Tegen deze achtergrond is de kinderrechter van mening dat de ouders nog altijd een neutrale derde nodig hebben die regie voert en verdere ondersteuning biedt. Hulpverlening in een vrijwillig kader is dan ook nog niet aan de orde.
5.4.
Gezien de stappen die nog moeten worden gezet, vindt de kinderrechter het tot slot passend dat de ondertoezichtstelling wordt verlengd voor de duur van een jaar.
5.5.
De kinderrechter verklaart de beslissing uitvoerbaar bij voorraad, zoals is verzocht.
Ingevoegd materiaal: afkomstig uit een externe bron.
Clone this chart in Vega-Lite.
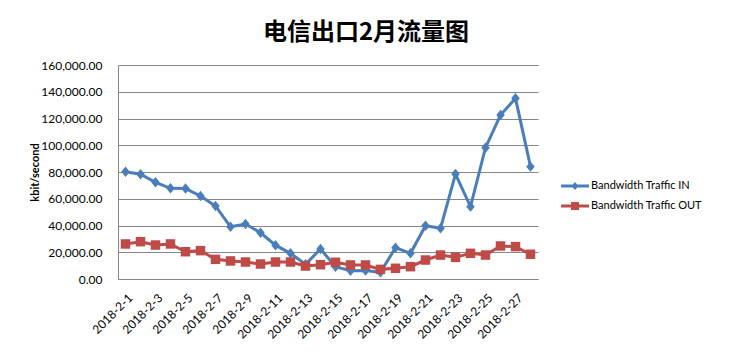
{
  "$schema": "https://vega.github.io/schema/vega-lite/v6.json",
  "autosize": {"type": "none"},
  "padding": {"left": 118, "top": 65, "right": 197, "bottom": 74},
  "width": 420,
  "height": 214,
  "background": "white",
  "title": {
    "text": "电信出口2月流量图",
    "font": "Noto Sans CJK SC",
    "fontSize": 24,
    "fontWeight": "bold",
    "color": "black",
    "anchor": "middle",
    "frame": "group",
    "dx": 38,
    "offset": 14
  },
  "data": {
    "values": [
      {"date": "2018-2-1", "series": "Bandwidth Traffic IN", "value": 80200},
      {"date": "2018-2-2", "series": "Bandwidth Traffic IN", "value": 78300},
      {"date": "2018-2-3", "series": "Bandwidth Traffic IN", "value": 72300},
      {"date": "2018-2-4", "series": "Bandwidth Traffic IN", "value": 67800},
      {"date": "2018-2-5", "series": "Bandwidth Traffic IN", "value": 67600},
      {"date": "2018-2-6", "series": "Bandwidth Traffic IN", "value": 62100},
      {"date": "2018-2-7", "series": "Bandwidth Traffic IN", "value": 54600},
      {"date": "2018-2-8", "series": "Bandwidth Traffic IN", "value": 39000},
      {"date": "2018-2-9", "series": "Bandwidth Traffic IN", "value": 41100},
      {"date": "2018-2-10", "series": "Bandwidth Traffic IN", "value": 34600},
      {"date": "2018-2-11", "series": "Bandwidth Traffic IN", "value": 25300},
      {"date": "2018-2-12", "series": "Bandwidth Traffic IN", "value": 19200},
      {"date": "2018-2-13", "series": "Bandwidth Traffic IN", "value": 11000},
      {"date": "2018-2-14", "series": "Bandwidth Traffic IN", "value": 22400},
      {"date": "2018-2-15", "series": "Bandwidth Traffic IN", "value": 9200},
      {"date": "2018-2-16", "series": "Bandwidth Traffic IN", "value": 6200},
      {"date": "2018-2-17", "series": "Bandwidth Traffic IN", "value": 6300},
      {"date": "2018-2-18", "series": "Bandwidth Traffic IN", "value": 5000},
      {"date": "2018-2-19", "series": "Bandwidth Traffic IN", "value": 23400},
      {"date": "2018-2-20", "series": "Bandwidth Traffic IN", "value": 19200},
      {"date": "2018-2-21", "series": "Bandwidth Traffic IN", "value": 39800},
      {"date": "2018-2-22", "series": "Bandwidth Traffic IN", "value": 37900},
      {"date": "2018-2-23", "series": "Bandwidth Traffic IN", "value": 78500},
      {"date": "2018-2-24", "series": "Bandwidth Traffic IN", "value": 54100},
      {"date": "2018-2-25", "series": "Bandwidth Traffic IN", "value": 98200},
      {"date": "2018-2-26", "series": "Bandwidth Traffic IN", "value": 122600},
      {"date": "2018-2-27", "series": "Bandwidth Traffic IN", "value": 135100},
      {"date": "2018-2-28", "series": "Bandwidth Traffic IN", "value": 84000},
      {"date": "2018-2-1", "series": "Bandwidth Traffic OUT", "value": 26200},
      {"date": "2018-2-2", "series": "Bandwidth Traffic OUT", "value": 27900},
      {"date": "2018-2-3", "series": "Bandwidth Traffic OUT", "value": 25400},
      {"date": "2018-2-4", "series": "Bandwidth Traffic OUT", "value": 26200},
      {"date": "2018-2-5", "series": "Bandwidth Traffic OUT", "value": 20400},
      {"date": "2018-2-6", "series": "Bandwidth Traffic OUT", "value": 21200},
      {"date": "2018-2-7", "series": "Bandwidth Traffic OUT", "value": 14700},
      {"date": "2018-2-8", "series": "Bandwidth Traffic OUT", "value": 13500},
      {"date": "2018-2-9", "series": "Bandwidth Traffic OUT", "value": 12700},
      {"date": "2018-2-10", "series": "Bandwidth Traffic OUT", "value": 11200},
      {"date": "2018-2-11", "series": "Bandwidth Traffic OUT", "value": 12700},
      {"date": "2018-2-12", "series": "Bandwidth Traffic OUT", "value": 12700},
      {"date": "2018-2-13", "series": "Bandwidth Traffic OUT", "value": 9700},
      {"date": "2018-2-14", "series": "Bandwidth Traffic OUT", "value": 10700},
      {"date": "2018-2-15", "series": "Bandwidth Traffic OUT", "value": 12500},
      {"date": "2018-2-16", "series": "Bandwidth Traffic OUT", "value": 10500},
      {"date": "2018-2-17", "series": "Bandwidth Traffic OUT", "value": 10500},
      {"date": "2018-2-18", "series": "Bandwidth Traffic OUT", "value": 7200},
      {"date": "2018-2-19", "series": "Bandwidth Traffic OUT", "value": 8000},
      {"date": "2018-2-20", "series": "Bandwidth Traffic OUT", "value": 9200},
      {"date": "2018-2-21", "series": "Bandwidth Traffic OUT", "value": 14200},
      {"date": "2018-2-22", "series": "Bandwidth Traffic OUT", "value": 17900},
      {"date": "2018-2-23", "series": "Bandwidth Traffic OUT", "value": 16200},
      {"date": "2018-2-24", "series": "Bandwidth Traffic OUT", "value": 19200},
      {"date": "2018-2-25", "series": "Bandwidth Traffic OUT", "value": 17900},
      {"date": "2018-2-26", "series": "Bandwidth Traffic OUT", "value": 24700},
      {"date": "2018-2-27", "series": "Bandwidth Traffic OUT", "value": 24200},
      {"date": "2018-2-28", "series": "Bandwidth Traffic OUT", "value": 18500}
    ]
  },
  "encoding": {
    "x": {
      "field": "date",
      "type": "nominal",
      "sort": null,
      "scale": {"paddingInner": 0, "paddingOuter": 0},
      "axis": {
        "title": null,
        "values": ["2018-2-1","2018-2-3","2018-2-5","2018-2-7","2018-2-9","2018-2-11","2018-2-13","2018-2-15","2018-2-17","2018-2-19","2018-2-21","2018-2-23","2018-2-25","2018-2-27"],
        "labelAngle": -45,
        "labelAlign": "right",
        "labelBaseline": "top",
        "labelPadding": 13,
        "labelOffset": 1,
        "labelFont": "Lato",
        "labelFontSize": 12,
        "labelColor": "black",
        "ticks": false,
        "grid": false,
        "domainColor": "#868686",
        "labelOverlap": false
      }
    },
    "y": {
      "field": "value",
      "type": "quantitative",
      "scale": {"domain": [0, 160000]},
      "axis": {
        "title": "kbit/second",
        "titleFont": "Lato",
        "titleFontSize": 11,
        "titleFontWeight": "bold",
        "titleColor": "black",
        "titlePadding": 0,
        "values": [0, 20000, 40000, 60000, 80000, 100000, 120000, 140000, 160000],
        "format": ",.2f",
        "labelFont": "Lato",
        "labelFontSize": 12,
        "labelColor": "black",
        "labelPadding": 16,
        "ticks": false,
        "grid": true,
        "gridColor": "#868686",
        "gridOpacity": 1,
        "domainColor": "#868686"
      }
    }
  },
  "layer": [
    {
      "mark": {"type": "line", "strokeWidth": 3},
      "encoding": {
        "color": {
          "field": "series",
          "type": "nominal",
          "scale": {"domain": ["Bandwidth Traffic IN", "Bandwidth Traffic OUT"], "range": ["#4A7EBB", "#BE4B48"]},
          "legend": null
        }
      }
    },
    {
      "mark": {"type": "point", "filled": true, "opacity": 1, "size": 90},
      "encoding": {
        "color": {
          "field": "series",
          "type": "nominal",
          "scale": {"domain": ["Bandwidth Traffic IN", "Bandwidth Traffic OUT"], "range": ["#4A7EBB", "#BE4B48"]},
          "legend": null
        },
        "shape": {
          "field": "series",
          "type": "nominal",
          "scale": {"domain": ["Bandwidth Traffic IN", "Bandwidth Traffic OUT"], "range": ["M0,-1.1L0.9,0L0,1.1L-0.9,0Z", "square"]},
          "legend": null
        }
      }
    },
    {
      "transform": [{"filter": "false"}],
      "mark": {"type": "point", "filled": true, "opacity": 1},
      "encoding": {
        "color": {
          "field": "series",
          "type": "nominal",
          "scale": {"domain": ["Bandwidth Traffic IN", "Bandwidth Traffic OUT"], "range": ["#4A7EBB", "#BE4B48"]},
          "legend": {
            "title": null,
            "orient": "none",
            "legendX": 447,
            "legendY": 111
          }
        },
        "shape": {
          "field": "series",
          "type": "nominal",
          "scale": {"domain": ["Bandwidth Traffic IN", "Bandwidth Traffic OUT"], "range": ["M-1.4,-0.15H1.4V0.15H-1.4Z M0,-0.4L0.35,0L0,0.4L-0.35,0Z", "M-1.4,-0.15H1.4V0.15H-1.4Z M-0.4,-0.4H0.4V0.4H-0.4Z"]},
          "legend": {
            "title": null,
            "orient": "none",
            "legendX": 447,
            "legendY": 111
          }
        }
      }
    }
  ],
  "resolve": {"scale": {"shape": "independent", "color": "independent"}},
  "config": {
    "view": {"stroke": null},
    "legend": {
      "symbolSize": 400,
      "symbolStrokeWidth": 0,
      "labelFont": "Lato",
      "labelFontSize": 11,
      "labelColor": "black",
      "labelOffset": 6,
      "rowPadding": 5,
      "padding": 0,
      "symbolOpacity": 1
    }
  }
}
Dat wil zeggen dat de beslissing direct geldt, ook als iemand in hoger beroep gaat.

6.De beslissing

De kinderrechter:
6.1.
verlengt de ondertoezichtstelling van [minderjarige] met ingang van 8 april 2025 en tot 8 april 2026;
6.2.
verklaart deze beschikking uitvoerbaar bij voorraad.
Deze beslissing is gegeven en in het openbaar uitgesproken op 27 februari 2025 door mr. S.M.E. Roose, kinderrechter, in aanwezigheid van mr. A.N.E. Duerink-Bottinga als griffier, en op schrift gesteld op 18 maart 2025.
Hoger beroep tegen deze beschikking kan worden ingesteld:
  • door de verzoeker en degenen aan wie een afschrift van de beschikking is verstrekt of verzonden, binnen drie maanden na de dag van de uitspraak;
  • door andere belanghebbenden binnen drie maanden na de betekening daarvan of nadat de beschikking aan hen op een andere wijze bekend is geworden.
Het hoger beroep moet, door tussenkomst van een advocaat, worden ingediend bij de griffie van het gerechtshof te ‘s-Hertogenbosch.
verzonden op [1] :

Voetnoten

1.In verband met deze procedure/ten behoeve van een juiste procesvoering worden uw persoonsgegevens, voor zover nodig, verwerkt in een systeem van het gerecht.